Why do we need to downcast a variable even if the function will upcast it again right before returning?

Question

While reading a book about modern C++, I have seen a code snippet that confused me. The code has been written to set up PWM (16 bit Timer) for 8 bit AVR microcontroller. The code is like that:

class pwm_base : private util::noncopyable
  {
  public:
    typedef std::uint_fast16_t duty_type;

    pwm_base(const duty_type resol,
             const duty_type duty = 0U) : resolution(resol),
                                          counter   (0U),
                                          duty_cycle(duty),
                                          shadow    (duty) { }

    duty_type get_resolution() const { return resolution; }

    void set_duty(const duty_type duty)
    {
      // Set a new duty cycle in the shadow register.
      mcal::irq::disable_all();

      shadow = static_cast<std::uint_fast8_t>((std::min)(duty, get_resolution())); // ???? (1)

      mcal::irq::enable_all();
    }

    duty_type get_duty() const
    {
      // Retrieve the duty cycle.
      mcal::irq::disable_all();

      const volatile std::uint_fast8_t the_duty = duty_cycle; // ???? (2)

      mcal::irq::enable_all();

      return the_duty;
    }

    virtual void service() = 0;

  protected:
    const duty_type resolution;
          duty_type counter;
          duty_type duty_cycle;
          duty_type shadow;
  };

I have problems with lines indicated by ????. It is clearly seen that both, shadow and duty_cycle have been defined as uint_fast16_t.
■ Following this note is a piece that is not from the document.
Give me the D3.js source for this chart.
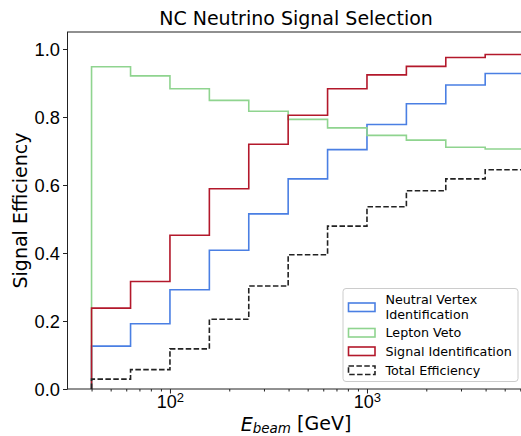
<!DOCTYPE html>
<meta charset="utf-8">
<style>
body { margin: 0; background: #fff; }
svg { font-family: "DejaVu Sans", sans-serif; }
.tick text { fill: #000; }
</style>
<body>
<svg width="521" height="436"></svg>
<script src="https://d3js.org/d3.v7.min.js"></script>
<script>
// bin edges in GeV (log spaced, 5 per decade)
var binEdges = [40, 63.1, 100, 158.5, 251.2, 398.1, 631, 1000, 1585, 2512, 3981, 6310];

var neutralVertex = [0.126, 0.192, 0.292, 0.408, 0.515, 0.618, 0.704, 0.778, 0.839, 0.894, 0.928];
var leptonVeto    = [0.948, 0.921, 0.883, 0.849, 0.817, 0.793, 0.768, 0.746, 0.732, 0.711, 0.706];
var signalId      = [0.238, 0.316, 0.452, 0.589, 0.720, 0.805, 0.883, 0.924, 0.949, 0.975, 0.984];
var totalEff      = [0.029, 0.057, 0.118, 0.205, 0.303, 0.395, 0.479, 0.536, 0.583, 0.618, 0.645];

var seriesNames = ["Neutral Vertex\nIdentification", "Lepton Veto", "Signal Identification", "Total Efficiency"];
var seriesColors = ["#4a7fe3", "#8fd48f", "#b3182b", "#222222"];
var yTicks = [0.0, 0.2, 0.4, 0.6, 0.8, 1.0];

var svg = d3.select("svg");
var axL = 67.5, axR = 524.6, axT = 32, axB = 389;

var x = d3.scaleLog().domain([30.2, 6310]).range([axL, axR]);
var y = d3.scaleLinear().domain([0, 1.05]).range([axB, axT]);

// step histograms
function stepPoints(vals) {
  var pts = [[binEdges[0], 0]];
  vals.forEach(function(v, i) {
    pts.push([binEdges[i], v]);
    pts.push([binEdges[i + 1], v]);
  });
  pts.push([binEdges[binEdges.length - 1], 0]);
  return pts;
}
var line = d3.line().x(function(d) { return x(d[0]); }).y(function(d) { return y(d[1]); });

var allSeries = [neutralVertex, leptonVeto, signalId, totalEff];
allSeries.forEach(function(vals, i) {
  svg.append("path")
    .attr("d", line(stepPoints(vals)))
    .attr("fill", "none")
    .attr("stroke", seriesColors[i])
    .attr("stroke-width", 1.6)
    .attr("stroke-dasharray", i == 3 ? "5.5,2.4" : null);
});

// frame
svg.append("rect")
  .attr("x", axL).attr("y", axT)
  .attr("width", axR - axL).attr("height", axB - axT)
  .attr("fill", "none").attr("stroke", "#222").attr("stroke-width", 1);

// y axis
var yAxis = svg.append("g")
  .attr("transform", "translate(" + axL + ",0)")
  .call(d3.axisLeft(y).tickValues(yTicks).tickFormat(d3.format(".1f")).tickSize(4.5).tickPadding(3));
yAxis.select(".domain").remove();
yAxis.selectAll("text").style("font-size", "18.3px").attr("dy", "0.36em");
yAxis.selectAll("line").attr("stroke", "#222");

// x axis: minor ticks
var minors = [];
[10, 100, 1000].forEach(function(dec) {
  for (var k = 2; k <= 9; k++) minors.push(k * dec);
});
minors = minors.filter(function(v) { return v > 30.2 && v < 6310; });
var xMinor = svg.append("g")
  .attr("transform", "translate(0," + axB + ")")
  .call(d3.axisBottom(x).tickValues(minors).tickFormat("").tickSize(2.5));
xMinor.select(".domain").remove();
xMinor.selectAll("line").attr("stroke", "#222");

var xMajor = svg.append("g")
  .attr("transform", "translate(0," + axB + ")")
  .call(d3.axisBottom(x).tickValues([100, 1000]).tickFormat("").tickSize(4.5));
xMajor.select(".domain").remove();
xMajor.selectAll("line").attr("stroke", "#222");
xMajor.selectAll(".tick text").remove();
xMajor.selectAll(".tick").each(function(d) {
  var t = d3.select(this).append("text")
    .attr("y", 19).attr("text-anchor", "middle")
    .style("font-size", "18px").attr("fill", "#000");
  t.append("tspan").text("10");
  t.append("tspan").attr("dy", "-0.45em").style("font-size", "13px").text(Math.round(Math.log10(d)));
});

// title
svg.append("text")
  .attr("x", (axL + axR) / 2).attr("y", 25)
  .attr("text-anchor", "middle").style("font-size", "19px")
  .text("NC Neutrino Signal Selection");

// y label
svg.append("text")
  .attr("transform", "translate(27," + ((axT + axB) / 2) + ") rotate(-90)")
  .attr("text-anchor", "middle").style("font-size", "19px")
  .text("Signal Efficiency");

// x label
var xl = svg.append("text")
  .attr("x", 296).attr("y", 431)
  .attr("text-anchor", "middle").style("font-size", "19px");
xl.append("tspan").style("font-style", "italic").text("E");
xl.append("tspan").style("font-style", "italic").style("font-size", "13.5px").attr("dy", "0.18em").text("beam");
xl.append("tspan").attr("dy", "-0.18em").text(" [GeV]");

// legend
var lg = svg.append("g").attr("transform", "translate(343,288.5)");
lg.append("rect")
  .attr("width", 175).attr("height", 93).attr("rx", 3)
  .attr("fill", "#fff").attr("fill-opacity", 0.8)
  .attr("stroke", "#cccccc").attr("stroke-width", 1);
var rowY = [18.5, 44, 62.5, 81.5];
seriesNames.forEach(function(name, i) {
  lg.append("rect")
    .attr("x", 5.5).attr("y", rowY[i] - 4)
    .attr("width", 26.5).attr("height", 8.5)
    .attr("fill", "none").attr("stroke", seriesColors[i]).attr("stroke-width", 1.6)
    .attr("stroke-dasharray", i == 3 ? "5.5,2.4" : null);
  var lines = name.split("\n");
  var t = lg.append("text").attr("x", 42.5).style("font-size", "12.7px");
  lines.forEach(function(s, j) {
    t.append("tspan").attr("x", 42.5)
      .attr("y", rowY[i] + (j - (lines.length - 1) / 2) * 14.5)
      .attr("dy", "0.36em").text(s);
  });
});
</script>
</body>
So, it means that they have to be at least 16 bits. If it is the case, why does the author downcast the result of min method to uint_fast8_t instead of casting to uint_fast16_t at line ???? (1) ? And also, why does at line ???? (2) he downcast again the variable to uint_fast8_t even if the function return type is uint_fast16_t? Are these downcastings required? What are their purposes?

Answer 1

This code seems severely over-engineered, which is always the biggest danger whenever you allow C++. The language tends to encourage making things needlessly complicated just for the heck of it, instead of utilizing the KISS principle.

The hard requirements are: on the given hardware, the CPU works fastest with 8 bit types but the PWM register is 16 bits. Period.

Therefore any variable describing period or duty cycle needs to be exactly 16 bits. It doesn't make sense to declare it as uint_fast16_t because the corresponding hardware registers will always be exactly 16 bits, no more, no less.

In general the uint_fast types are only helpful if planning to port this to a 32 bit system somehow, but it is very unlikely that there will exist a 32 bit MCU with an identical PWM peripheral. Thus in this case uint_fast is just useless noise, because the code will never get ported.

The cast to uint8_t supposedly truncates the 16 bit value to the 8 least significant bits. If so, the cast is incorrect, it should never be static_cast<std::uint_fast8_t> but static_cast<std::uint8_t>. I'm otherwise not quite following what the code is supposed to do, update the duty cycle somewhere, I would assume.

Furthermore, disabling the interrupt mask as a re-entrancy protection feature probably doesn't make sense, as this can cause unexpected timing problems. If this class is to be used from inside an ISR then another protection mechanism might be more suitable, such as a semaphore or atomic access/inline asm. PWM in particular is picky with when/how you change the duty cycle, or you might get glitches.

Overall, I would strongly recommend not to use C++ on an ancient, severely resource-confined 8 bit microcontroller. Or to use ancient 8 bit microcontrollers instead of ARM when learning embedded systems, 8-bitters are much harder to program in C (or C++) than 32-bitters.